The Heritage Foundation, however, argued that negotiations over the 1972 ABM treaty “with Russia alone lack a proper legal foundation” because such negotiations would “treat Russia as if it were a party” to the treaty, which was signed with the former Soviet Union.
“Russia is not, and never has been, a party to that treaty,” the Heritage analysts point out.
Based on the best information available, U.S. intelligence agencies, foreign policy experts, weapons development experts on third-world arsenals, and senior defense managers appear nearly universal in their belief in a growing need for a missile defense system to protect Americans at home and U.S. forces abroad.
And, though some — including the Heritage Foundation — have called for a “global missile-defense shield” to be deployed by 2004, available data suggests this time frame is not likely, despite an increasing urgency stemming from the continuing growth and development of ballistic missile programs by nations hostile to the U.S.
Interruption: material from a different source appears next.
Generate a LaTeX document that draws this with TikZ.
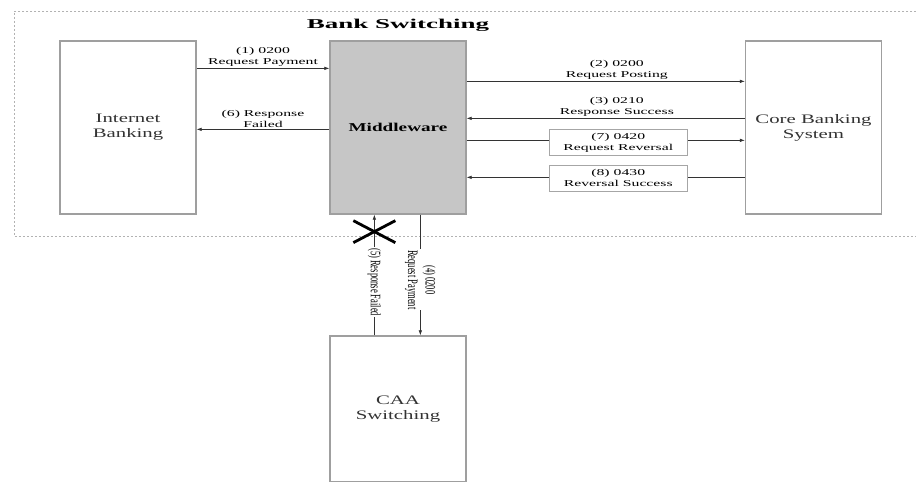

Nevertheless, it is obvious that missile defense research which has, in some form, continued since the early 1960s in the U.S., will be ongoing in the Bush administration.
Rumsfeld — in written answers to questions posed by senators — said the missile threat had grown even more since 1998, when a panel he led investigating the missile threat concluded then that the U.S. was already at risk.
He did note, however, that no decision had been made on the kinds or type of missile defense needed or planned, including whether it would employ space-based elements.
Playing down the most recent missile defense test failures, Rumsfeld said any system that could be deployed soon need not be “fail-safe.”
“This isn’t the old ‘Star Wars’ shield that would protect everybody in the world,” he said. “Weakness is provocative. It invites people into things that they otherwise wouldn’t think of.”